Bourbon County Stout Clone Recipe

photo courtesy of Draft Magazine

Every Black Friday, folks head out in droves to do their holiday shopping. If you’re into craft beer, you know that Black Friday is also the day that Bourbon County Stout from Goose Island comes out. In very populated areas, it can be hard to get your hands on, and like many popular beers, clone recipe trials and tests are not far around the corner. Thankfully, Goose Island list some of the essentials on their website, so a close clone isn’t as hard to achieve in this case.
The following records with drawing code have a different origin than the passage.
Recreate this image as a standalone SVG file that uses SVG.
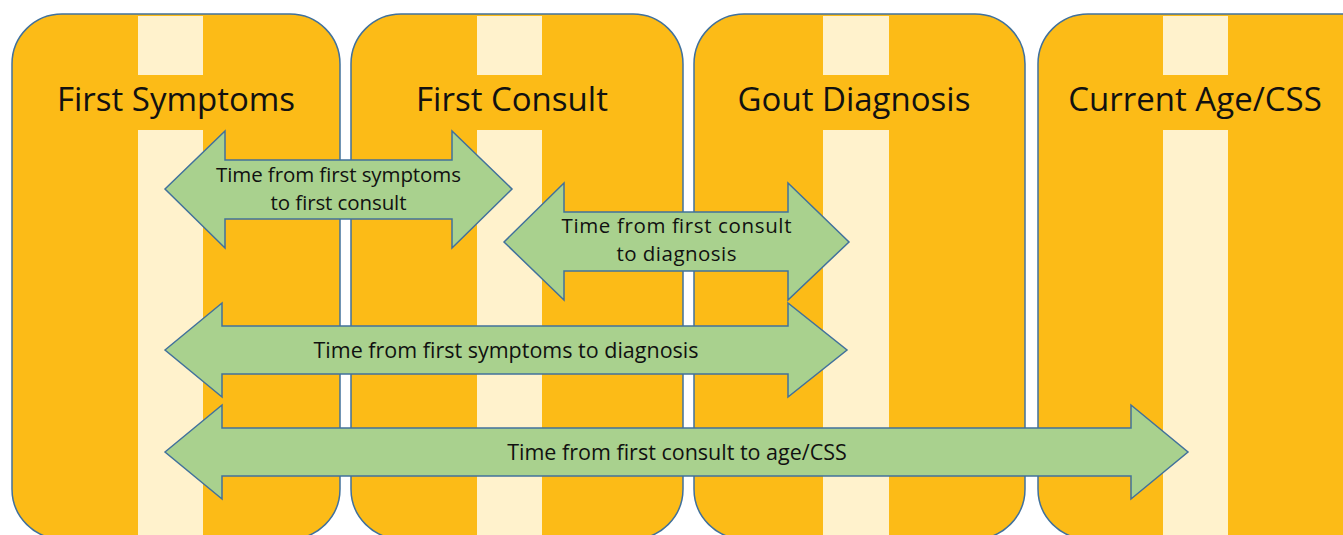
<svg xmlns="http://www.w3.org/2000/svg" width="1343" height="535" viewBox="0 0 1343 535">
<style>
.box{fill:#FCBB17;stroke:#41719C;stroke-width:1.5}
.stripe{fill:#FFF2CC}
.title{font-family:"Open Sans","Liberation Sans",sans-serif;font-size:33px;fill:#111;text-anchor:middle}
.arrow{fill:#A9D18E;stroke:#41719C;stroke-width:1.5;stroke-linejoin:miter}
.lbl{font-family:"Open Sans","Liberation Sans",sans-serif;font-size:21.5px;fill:#111;text-anchor:middle}
.lbl2{font-size:20.5px}
</style>
<rect width="1343" height="535" fill="#fff"/>
<g id="node-first-symptoms">
<rect class="box" x="12" y="14" width="328" height="525" rx="50" ry="50"/>
<rect class="stripe" x="138" y="16" width="65" height="59"/>
<rect class="stripe" x="138" y="130" width="65" height="410"/>
<text class="title" x="176" y="111">First Symptoms</text>
</g>
<g id="node-first-consult">
<rect class="box" x="351" y="14" width="332" height="525" rx="50" ry="50"/>
<rect class="stripe" x="477" y="16" width="65" height="59"/>
<rect class="stripe" x="477" y="130" width="65" height="410"/>
<text class="title" x="512" y="111">First Consult</text>
</g>
<g id="node-gout-diagnosis">
<rect class="box" x="694" y="14" width="331" height="525" rx="50" ry="50"/>
<rect class="stripe" x="823" y="16" width="66" height="59"/>
<rect class="stripe" x="823" y="130" width="66" height="410"/>
<text class="title" x="854" y="111">Gout Diagnosis</text>
</g>
<g id="node-current-age">
<rect class="box" x="1038" y="14" width="360" height="525" rx="50" ry="50"/>
<rect class="stripe" x="1163" y="16" width="65" height="59"/>
<rect class="stripe" x="1163" y="130" width="65" height="410"/>
<text class="title" x="1195" y="111">Current Age/CSS</text>
</g>
<g id="connectors">
<g id="arrow-symptoms-consult">
<polygon class="arrow" points="165,189 225,131 225,160 452,160 452,131 512,189 452,248 452,219 225,219 225,248"/>
<text class="lbl lbl2" x="338.5" y="182" textLength="245" lengthAdjust="spacing">Time from first symptoms</text>
<text class="lbl lbl2" x="338.5" y="210" textLength="136" lengthAdjust="spacing">to first consult</text>
</g>
<g id="arrow-consult-diagnosis">
<polygon class="arrow" points="504,242 564,183 564,212 788,212 788,183 849,242 788,300 788,271 564,271 564,300"/>
<text class="lbl lbl2" x="676.5" y="233" textLength="230" lengthAdjust="spacing">Time from first consult</text>
<text class="lbl lbl2" x="676.5" y="261" textLength="120" lengthAdjust="spacing">to diagnosis</text>
</g>
<g id="arrow-symptoms-diagnosis">
<polygon class="arrow" points="165,350 222,303 222,326 788,326 788,303 847,350 788,397 788,374 222,374 222,397"/>
<text class="lbl" x="506" y="358">Time from first symptoms to diagnosis</text>
</g>
<g id="arrow-consult-age">
<polygon class="arrow" points="165,452 222,405 222,428 1131,428 1131,405 1188,452 1131,499 1131,476 222,476 222,499"/>
<text class="lbl" x="677" y="460">Time from first consult to age/CSS</text>
</g>
</g>
</svg>
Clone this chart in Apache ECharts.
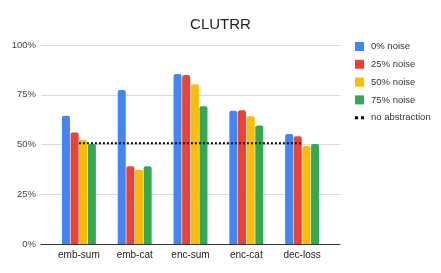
<!DOCTYPE html>
<html><head><meta charset="utf-8">
<script src="https://cdn.jsdelivr.net/npm/echarts@6/dist/echarts.min.js"></script>
<style>html,body{margin:0;padding:0;background:#fff}#c{width:441px;height:273px}</style>
</head><body><div id="c"></div>
<script>
const categories = ['emb-sum','emb-cat','enc-sum','enc-cat','dec-loss'];
const noise0  = [64.5, 77.4, 85.4, 66.9, 55.3];
const noise25 = [56.0, 39.1, 84.9, 67.2, 54.2];
const noise50 = [52.2, 37.3, 80.3, 64.2, 49.2];
const noise75 = [50.3, 39.1, 69.2, 59.5, 50.2];
const noAbstraction = [50.6, 50.6, 50.6, 50.6, 50.6];
const yTicks = [0, 25, 50, 75, 100];
const seriesNames = ['0% noise','25% noise','50% noise','75% noise','no abstraction'];
const colors = ['#4285F4','#EA4335','#FBBC04','#34A853'];

const font = 'Liberation Sans, Arial, sans-serif';
const chart = echarts.init(document.getElementById('c'), null, {renderer:'canvas'});
const barSeries = [noise0, noise25, noise50, noise75].map((d,i)=>({
  name: seriesNames[i], type:'bar', xAxisIndex:1, yAxisIndex:1,
  data: d, barWidth: 8, barGap: '8%',
  itemStyle:{color: colors[i], borderRadius:[2,2,0,0]},
  emphasis:{disabled:true}
}));
chart.setOption({
  animation:false,
  title:{text:'CLUTRR', left:'center', top:12, textStyle:{fontFamily:font, fontSize:15, fontWeight:'normal', color:'#222'}},
  legend:{
    orient:'vertical', left:355, top:41.5, padding:0, itemWidth:9, itemHeight:9, itemGap:7.8,
    textStyle:{fontFamily:font, fontSize:9.5, color:'#333', padding:[0,0,0,2]},
    data:[
      {name:seriesNames[0], icon:'rect'},
      {name:seriesNames[1], icon:'rect'},
      {name:seriesNames[2], icon:'rect'},
      {name:seriesNames[3], icon:'rect'},
      {name:seriesNames[4], icon:'path://M0,3h3v3h-3zM6,3h3v3h-3z', itemStyle:{color:'#000'}}
    ]
  },
  grid:[
    {left:41, right:101, top:45, bottom:29},
    {left:51, width:279, top:45, bottom:29}
  ],
  xAxis:[
    {type:'category', gridIndex:0, data:categories, axisLabel:{show:false}, axisTick:{show:false},
     axisLine:{lineStyle:{color:'#333', width:1}}},
    {type:'category', gridIndex:1, data:categories, axisTick:{show:false}, axisLine:{show:false},
     axisLabel:{fontFamily:font, fontSize:10, color:'#222', margin:6}}
  ],
  yAxis:[
    {type:'value', gridIndex:0, min:0, max:100, interval:25,
     axisLabel:{formatter:'{value}%', fontFamily:font, fontSize:9.5, color:'#444', margin:5},
     axisLine:{show:false}, axisTick:{show:false},
     splitLine:{lineStyle:{color:'#d9d9d9', width:1}}},
    {type:'value', gridIndex:1, min:0, max:100, interval:25, show:false}
  ],
  series:[
    {type:'bar', xAxisIndex:0, yAxisIndex:0, data:[], silent:true},
    ...barSeries,
    {name:seriesNames[4], type:'line', xAxisIndex:1, yAxisIndex:1, data:noAbstraction,
     symbol:'none', lineStyle:{color:'#000', type:[2,2], width:2}, itemStyle:{color:'#000'}, z:5}
  ]
});
</script></body></html>
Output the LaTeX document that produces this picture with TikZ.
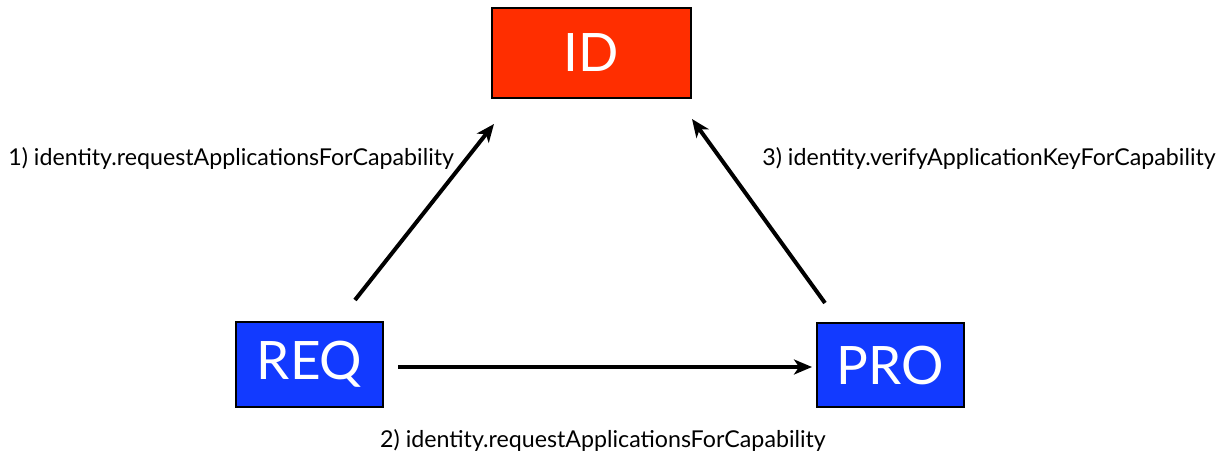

About Bourbon County Stout

If you don’t know, Bourbon County Stout a big beer (13-15% varies a bit yearly). It’s aged in bourbon barres and the label says it can age and develop an additional five years in the bottle. Prior to last year, they were available in four packs of 12oz bottles or in singles in many beer stores. Now (2015 and beyond), they are released in 16.9oz bottles. There are several other styles in the Bourbon County family, but today we are only talking about a clone for the bourbon county stout.

Bourbon County Stout Clone

I mentioned that they list a lot of important recipe information on their site, meaning we have a great jumping off point. So let’s begin there. The grain bill for the 2016 release includes 2 Row, Black Malt, Caramel malt, Chocolate Malt, Munuch 10L, and Roasted Barley. The only hops used are Millennium, so that makes figuring out things a lot easier. Lastly it has 60 IBUs and is 13.8% ABV. This is actually more information than you can usually find when trying to formulate a clone. Bourbon County is one of the thickest stouts you can get. The final gravity should land around 1.030, so to get to 13.8% we would need a starting gravity of 1.135. That’s a very high starting point, so extra care will be needed when it comes to fermentation management, which we’ll get to a bit later. Here is what the recipe looks like for a 5 gallon batch with 75% efficiency.

Bourbon County Clone

Grains / Extracts
Hop Schedule
  • 17 Pounds – 2 Row
  • .7 Pounds – Black Malt
  • 1 Pound – Crystal 60L
  • 1 Pound – Chocolate Malt
  • 1 Pounds – Roasted Barley
  • 5 Pounds – Munich (10L)
  • 1oz – Millennium @60
  • 1oz – Millennium @45
Safale US-05
By the Numbers OG: 1.135   FG: 1.030   ABV: 13.8%   IBUs 60

Now, that grain bill likely pushes the very upper limits of your mash tun, if not exceeds it. Your mash will likely be a thicker ratio than you’re normally used to mashing at. This can have a negative affect on your brewhouse effeciency. Because of this, It’s a good idea to have several pounds of light extract on hand in case you don’t hit your numbers. The other option is to continue onward with a slightly lower starting gravity. You should still end up with a close rendition of Bourbon County, even at 10-11%.

Yeast Nutrition and Fermentation Management

It goes without saying that you should pitch a large starter to ensure full attenuation. Consider stepping it up 2-3 times. Oxygenation is another important method to employ to help your beer attenuate to your desired FG. Higher OG beers require a bit more oxygenation as they do not absorb oxygen as easily. You should also consider oxygenating twice, once at pitch, and once 12 hours later, to ensure the yeast has all it needs during its reproductive phase. You can charge your beer up to 8ppm of oxygen using an air pump oxygenation kit. In addition, you should look to add extra yeast nutrient to the beer. Adopting a staggered nutrient addition regiment, similar to that used by mead makers to ensure healthy and complete fermentations in high stress scenarios. Instead of adding the entire dose of nutrients when you pitch your yeast, simply add 1/3 of a full dose at pitch, another 1/3 after the lag phase has ended, and a final 1/3 a day later. Basically, this keeps the yeast happy without feeding them a bunch of nutrient up front where they may get lazy after a day or two.

Aging With Oak and Bourbon, and Conditioning

Now you’re on the home stretch of your Bourbon County clone. If you’re using chips or cubes, make sure you use heavy toast, or at least medium, as they will be the closest imitation to the wood used for a bourbon barrel. Soak the chips or cubes in bourbon while the beer is fermenting. When fermentation is done or mostly done, add the bourbon and oak to the beer. You’ll want to pay attention to not over-oak the beer. Once it’s at a point you are happy with (take samples to monitor progress) you can prime and bottle or transfer to a keg. When it comes to conditioning, Goose Island bottles in October, and the beer is released at the end of November. So plan on conditioning for at least 7-8 weeks for more accuracy, and continue to age as you see fit from there.